Density of copper atoms in the ground and metastable states in an argon magnetron discharge correlated to the Cu deposition rate

Resonance absorption technique is used to measure the density of copper atoms in the ground state Cu ($^{2}$S$_{1/2})$ and metastable state Cu*($^{2}$D$_{5/2})$ in a DC magnetron plasma at different argon pressure ($p$=0.3 to14 $\mu $bar) and discharge power (W=10 to 200 W). The gas temperature is also deduced from the spectral profile of the $N_{2}(C^{3}$\textit{$\Pi $}$_{u}-B^{3}$\textit{$\Pi $}$_{g})$ 0-0 emission band when trace of nitrogen is added to the feed gas.
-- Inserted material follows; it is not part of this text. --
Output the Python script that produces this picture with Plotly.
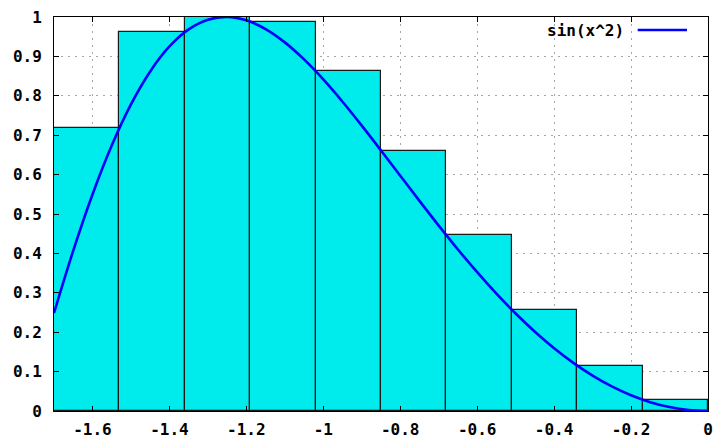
import plotly.graph_objects as go

# Boxes: left edges and heights (each box is 0.17 wide)
box_left = [-1.70, -1.53, -1.36, -1.19, -1.02, -0.85, -0.68, -0.51, -0.34, -0.17]
box_height = [0.719, 0.962, 1.000, 0.988, 0.862, 0.661, 0.446, 0.257, 0.115, 0.029]
box_width = 0.17

# Curve sin(x^2), sampled points
curve_x = [-1.70, -1.65, -1.60, -1.55, -1.50, -1.45, -1.40, -1.35, -1.30, -1.25,
           -1.20, -1.15, -1.10, -1.05, -1.00, -0.95, -0.90, -0.85, -0.80, -0.75,
           -0.70, -0.65, -0.60, -0.55, -0.50, -0.45, -0.40, -0.35, -0.30, -0.25,
           -0.20, -0.15, -0.10, -0.05, 0.00]
curve_y = [0.2489, 0.4069, 0.5494, 0.6736, 0.7781, 0.8619, 0.9252, 0.9685, 0.9929, 1.0000,
           0.9915, 0.9693, 0.9356, 0.8923, 0.8415, 0.7849, 0.7243, 0.6613, 0.5972, 0.5333,
           0.4706, 0.4100, 0.3523, 0.2979, 0.2474, 0.2011, 0.1593, 0.1222, 0.0899, 0.0625,
           0.0400, 0.0225, 0.0100, 0.0025, 0.0000]

x_ticks = [-1.6, -1.4, -1.2, -1.0, -0.8, -0.6, -0.4, -0.2, 0.0]
x_tick_text = ["-1.6", "-1.4", "-1.2", "-1", "-0.8", "-0.6", "-0.4", "-0.2", "0"]
y_ticks = [0, 0.1, 0.2, 0.3, 0.4, 0.5, 0.6, 0.7, 0.8, 0.9, 1.0]
y_tick_text = ["0", "0.1", "0.2", "0.3", "0.4", "0.5", "0.6", "0.7", "0.8", "0.9", "1"]

legend_label = "sin(x^2)"
curve_color = "#0000ff"
box_color = "#00ecec"

font = dict(family="DejaVu Sans Mono", size=16, color="black", weight="bold")

fig = go.Figure()
fig.add_trace(go.Bar(
    x=[l + box_width / 2 for l in box_left],
    y=box_height,
    width=box_width,
    marker=dict(color=box_color, line=dict(color="#1a1a1a", width=1.2)),
    showlegend=False,
    hoverinfo="x+y",
))
fig.add_trace(go.Scatter(
    x=curve_x, y=curve_y, mode="lines",
    line=dict(color=curve_color, width=2.6, shape="spline"),
    name=legend_label, showlegend=False,
))

axis_common = dict(
    showline=True, mirror="allticks", linecolor="black", linewidth=1,
    ticks="inside", ticklen=5, tickcolor="black", tickwidth=1,
    showgrid=True, gridcolor="#a6a6a6", gridwidth=1, griddash="2px,5px",
    zeroline=False, tickfont=font, automargin=False,
)

fig.update_layout(
    width=716, height=439,
    margin=dict(l=54, r=8, t=17, b=28),
    paper_bgcolor="white", plot_bgcolor="white",
    bargap=0,
    xaxis=dict(range=[-1.7, 0], tickmode="array", tickvals=x_ticks,
               ticktext=x_tick_text, ticklabelstandoff=4, **axis_common),
    yaxis=dict(range=[0, 1], tickmode="array", tickvals=y_ticks,
               ticktext=y_tick_text, ticklabelstandoff=8, **axis_common),
    annotations=[dict(
        text=legend_label, xref="paper", yref="paper", x=0.8746, y=0.967,
        xanchor="right", yanchor="middle", showarrow=False, font=font,
    )],
    shapes=[dict(
        type="line", xref="paper", yref="paper", x0=0.8925, x1=0.9679,
        y0=0.967, y1=0.967, line=dict(color=curve_color, width=2.6),
    )],
)

fig.write_html("out.html")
Our results show that with increasing $p$ and $W$, the density of Cu*($^{2}$D$_{5/2})$ metastable atoms can exceed that of the ground state copper atoms. It comes out that copper atoms sputtered from the target are mainly in the ground state but in the presence of the plasma, an important part of these atoms is transferred, by electron impact excitation, to the metastable states. The deposition rate on a quartz $\mu $-balance, located at 18 cm from the target, is perfectly correlated to the total density of copper atoms in both Cu ($^{2}$S$_{1/2})$ and Cu*($^{2}$D$_{5/2, 3/2})$ states. These experimental results are supported by a Monte Carlo simulation of the Cu atoms transport from the target to the substrate.